Diffie-Helman is generally explained by two sample parties, Alice and Bob, initiating a dialogue. Each has a piece of information they want to share, while preserving its secrecy. To do that they agree on a public piece of benign information that will be mixed with their privileged information as it travels over an insecure channel. Their secrets are mixed with the public information, or public key, and as the secrets are exchanged the information they want to share is commingled with the common secret. As they decipher the other’s message, they can extract the public information and with knowledge of their own secret, deduce the new information that was carried along. While seemingly uncomplicated in this method’s description, when long number strings are used for private and public keys, decryption by an outside party trying to eavesdrop is mathematically infeasible even with considerable resources.
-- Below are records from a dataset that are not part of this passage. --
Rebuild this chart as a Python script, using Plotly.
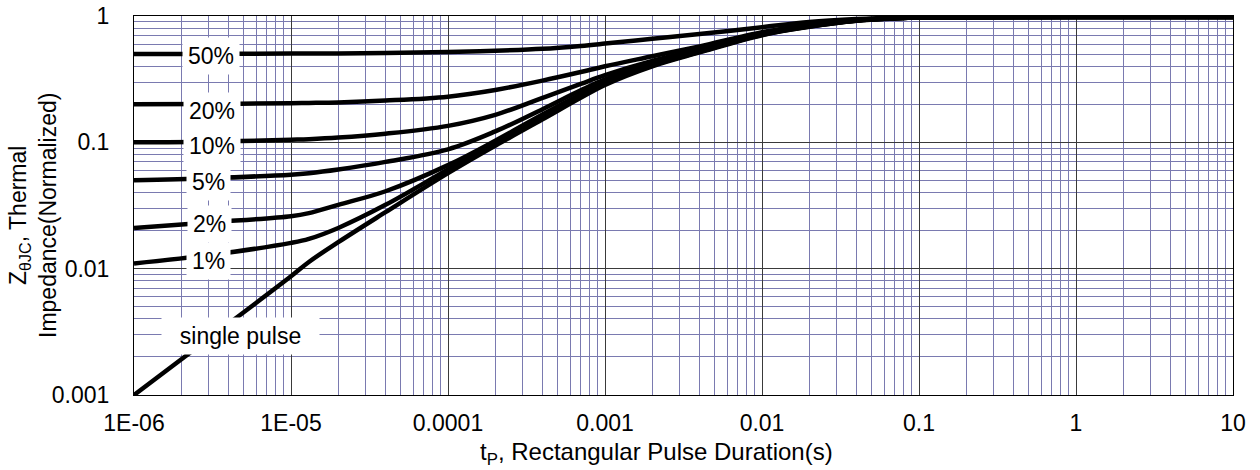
import plotly.graph_objects as go

# Pulse duration grid (s)
t_pulse = [1e-6, 3e-6, 1e-5, 1.3e-5, 2e-5, 4e-5, 1e-4, 2e-4, 4e-4, 7e-4, 1e-3,
           2e-3, 4e-3, 1e-2, 2e-2, 4e-2, 7e-2, 0.1, 1, 10]

# Normalized transient thermal impedance per duty cycle
z_d50 = [0.500, 0.501, 0.504, 0.505, 0.506, 0.510, 0.518, 0.530, 0.550, 0.580, 0.605,
         0.660, 0.720, 0.815, 0.895, 0.945, 0.970, 0.978, 0.980, 0.980]
z_d20 = [0.200, 0.201, 0.204, 0.205, 0.207, 0.214, 0.230, 0.260, 0.308, 0.360, 0.400,
         0.480, 0.575, 0.745, 0.850, 0.930, 0.963, 0.975, 0.980, 0.980]
z_d10 = [0.100, 0.101, 0.105, 0.106, 0.109, 0.117, 0.135, 0.165, 0.225, 0.290, 0.340,
         0.440, 0.543, 0.725, 0.838, 0.925, 0.960, 0.974, 0.980, 0.980]
z_d5 = [0.050, 0.052, 0.0555, 0.057, 0.061, 0.070, 0.088, 0.122, 0.183, 0.258, 0.315,
        0.422, 0.532, 0.720, 0.832, 0.922, 0.960, 0.973, 0.980, 0.980]
z_d2 = [0.021, 0.0232, 0.026, 0.0275, 0.032, 0.041, 0.066, 0.103, 0.166, 0.240, 0.300,
        0.412, 0.525, 0.715, 0.828, 0.920, 0.958, 0.973, 0.980, 0.980]
z_d1 = [0.011, 0.0128, 0.016, 0.0172, 0.021, 0.032, 0.061, 0.098, 0.158, 0.232, 0.292,
        0.405, 0.520, 0.710, 0.825, 0.918, 0.957, 0.972, 0.980, 0.980]
z_single = [0.001, 0.0028, 0.0087, 0.0113, 0.0162, 0.028, 0.057, 0.094, 0.152, 0.225, 0.285,
            0.400, 0.515, 0.705, 0.820, 0.915, 0.956, 0.972, 0.980, 0.980]

series_names = ["50%", "20%", "10%", "5%", "2%", "1%", "single pulse"]
series_values = [z_d50, z_d20, z_d10, z_d5, z_d2, z_d1, z_single]

x_tickvals = [1e-6, 1e-5, 1e-4, 1e-3, 1e-2, 1e-1, 1, 10]
x_ticktext = ["1E-06", "1E-05", "0.0001", "0.001", "0.01", "0.1", "1", "10"]
y_tickvals = [0.001, 0.01, 0.1, 1]
y_ticktext = ["0.001", "0.01", "0.1", "1"]

W, H = 1260, 470
L, R, T, B = 134, 27, 16, 75
FONT = "Liberation Sans, Arial, sans-serif"


def px_to_paper(xp, yp):
    return (xp - L) / (W - L - R), (H - B - yp) / (H - T - B)


def minor_vals(lo_exp, hi_exp):
    return [m * 10.0 ** e for e in range(lo_exp, hi_exp) for m in range(2, 10)]


fig = go.Figure()
for name, vals in zip(series_names, series_values):
    fig.add_trace(go.Scatter(
        x=t_pulse, y=vals, name=name, mode="lines",
        line=dict(color="black", width=4.5, shape="spline", smoothing=1.0),
        showlegend=False, hoverinfo="skip",
    ))

axis_common = dict(
    type="log", automargin=False,
    showline=True, linecolor="black", linewidth=1, mirror=True,
    showgrid=True, gridcolor="#3a3a3a", gridwidth=1,
    ticks="", tickmode="array",
    tickfont=dict(family=FONT, size=23, color="black"),
    zeroline=False,
)

fig.update_xaxes(
    **axis_common, range=[-6, 1],
    tickvals=x_tickvals, ticktext=x_ticktext, ticklabelstandoff=7,
    minor=dict(tickmode="array", tickvals=minor_vals(-6, 1),
               showgrid=True, gridcolor="#7a7ab0", gridwidth=1, ticks=""),
)
fig.update_yaxes(
    **axis_common, range=[-3, 0],
    tickvals=y_tickvals, ticktext=y_ticktext, ticklabelstandoff=19,
    minor=dict(tickmode="array", tickvals=minor_vals(-3, 0),
               showgrid=True, gridcolor="#7a7ab0", gridwidth=1, ticks=""),
)

# Duty-cycle labels on white boxes
label_pos = {
    "50%": (211, 56), "20%": (212, 111), "10%": (212, 146), "5%": (208, 182),
    "2%": (209, 224), "1%": (208, 261), "single pulse": (240, 336),
}
for name in series_names:
    xp, yp = label_pos[name]
    ax_, ay_ = px_to_paper(xp, yp)
    text = name if name != "single pulse" else "&nbsp;&nbsp;single pulse&nbsp;&nbsp;"
    fig.add_annotation(
        x=ax_, y=ay_, xref="paper", yref="paper", text=text, showarrow=False,
        xanchor="center", yanchor="middle", bgcolor="white", borderpad=5,
        font=dict(family=FONT, size=23, color="black"),
    )

# Axis titles
tx, ty = px_to_paper(656, 453)
fig.add_annotation(
    x=tx, y=ty, xref="paper", yref="paper", showarrow=False,
    text="t<sub>P</sub>, Rectangular Pulse Duration(s)",
    xanchor="center", yanchor="middle",
    font=dict(family=FONT, size=24, color="black"),
)
yx, yy = px_to_paper(33, 216)
fig.add_annotation(
    x=yx, y=yy, xref="paper", yref="paper", showarrow=False, textangle=-90,
    text="Z<sub>θJC</sub>, Thermal<br>Impedance(Normalized)",
    xanchor="center", yanchor="middle",
    font=dict(family=FONT, size=23, color="black"),
)

fig.update_layout(
    width=W, height=H,
    margin=dict(l=L, r=R, t=T, b=B, pad=0, autoexpand=False),
    paper_bgcolor="white", plot_bgcolor="white",
    showlegend=False,
)

fig.write_html("out.html")
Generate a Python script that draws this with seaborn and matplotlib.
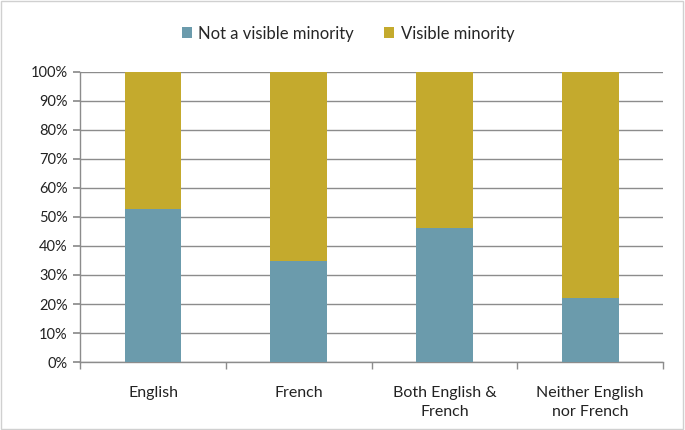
import matplotlib
matplotlib.use("Agg")
import matplotlib.pyplot as plt
import seaborn as sns
import pandas as pd
from matplotlib.patches import Patch, Rectangle
from matplotlib.ticker import PercentFormatter, FixedLocator

categories = ["English", "French", "Both English &\nFrench", "Neither English\nnor French"]
not_visible = [52.7, 34.8, 46.3, 22.2]
visible = [47.3, 65.2, 53.7, 77.8]
series_names = ["Not a visible minority", "Visible minority"]
colors = ["#6b9bac", "#c4aa2d"]

sns.set_theme(style="white")
plt.rcParams["font.family"] = ["Lato", "DejaVu Sans"]

df = pd.DataFrame({"cat": categories, "low": not_visible,
                   "total": [a + b for a, b in zip(not_visible, visible)]})

fig = plt.figure(figsize=(6.85, 4.30), dpi=100)
ax = fig.add_axes([0.117, 0.158, 0.851, 0.675])

ax.yaxis.grid(True, color="#8c8c8c", linewidth=1)
ax.set_axisbelow(True)

sns.barplot(data=df, x="cat", y="total", color=colors[1], width=0.39,
            saturation=1, linewidth=0, ax=ax, zorder=2)
sns.barplot(data=df, x="cat", y="low", color=colors[0], width=0.39,
            saturation=1, linewidth=0, ax=ax, zorder=3)

ax.set_xlim(-0.5, 3.5)
ax.set_ylim(0, 100)
ax.set_yticks(range(0, 101, 10))
ax.yaxis.set_major_formatter(PercentFormatter(decimals=0))
ax.set_xlabel("")
ax.set_ylabel("")

for s in ["top", "right"]:
    ax.spines[s].set_visible(False)
for s in ["left", "bottom"]:
    ax.spines[s].set_color("#8c8c8c")
    ax.spines[s].set_linewidth(1)

ax.tick_params(axis="y", which="major", left=True, length=5, color="#8c8c8c",
               labelsize=10.5, labelcolor="#222222", pad=4)
ax.tick_params(axis="x", which="major", bottom=False, labelsize=11.5,
               labelcolor="#222222", pad=11)
for lbl in ax.get_xticklabels():
    lbl.set_linespacing(1.5)
ax.xaxis.set_minor_locator(FixedLocator([-0.5, 0.5, 1.5, 2.5, 3.5]))
ax.tick_params(axis="x", which="minor", bottom=True, length=5, color="#8c8c8c")

handles = [Patch(facecolor=c, edgecolor="none") for c in colors]
fig.legend(handles, series_names, loc="center", bbox_to_anchor=(0.508, 0.922),
           ncol=2, frameon=False, fontsize=12, handlelength=0.6, handleheight=0.6,
           handletextpad=0.4, columnspacing=1.8)

fig.patches.append(Rectangle((0.002, 0.003), 0.995, 0.994, transform=fig.transFigure,
                             fill=False, edgecolor="#d0d0d0", linewidth=1))

fig.savefig("out.png", dpi=100)
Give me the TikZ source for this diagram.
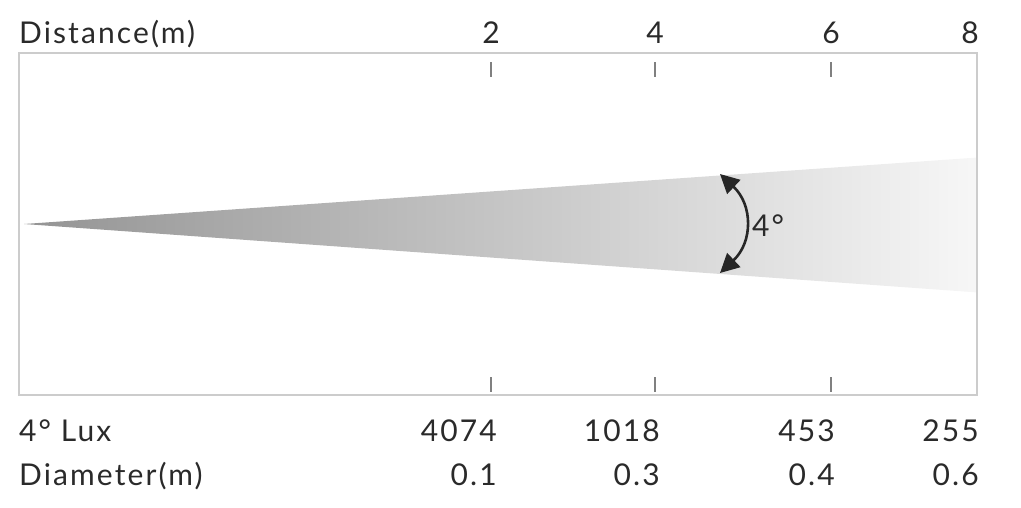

DH is one of the first practical implementations of asymmetric encryption or public-key cryptography (PKC). It was published in 1976 by Whitfield Diffie and Martin Hellman. Other contributors who are credited with developing DH include Ralph Merkle and researchers within the United Kingdom’s intelligence services (c. 1969).
Example:
"The two are communicating over an open network using Diffie–Hellman encryption, so hackers or others seeking to eavesdrop or intercept a message are unlikely to break the encryption, even with considerable resources."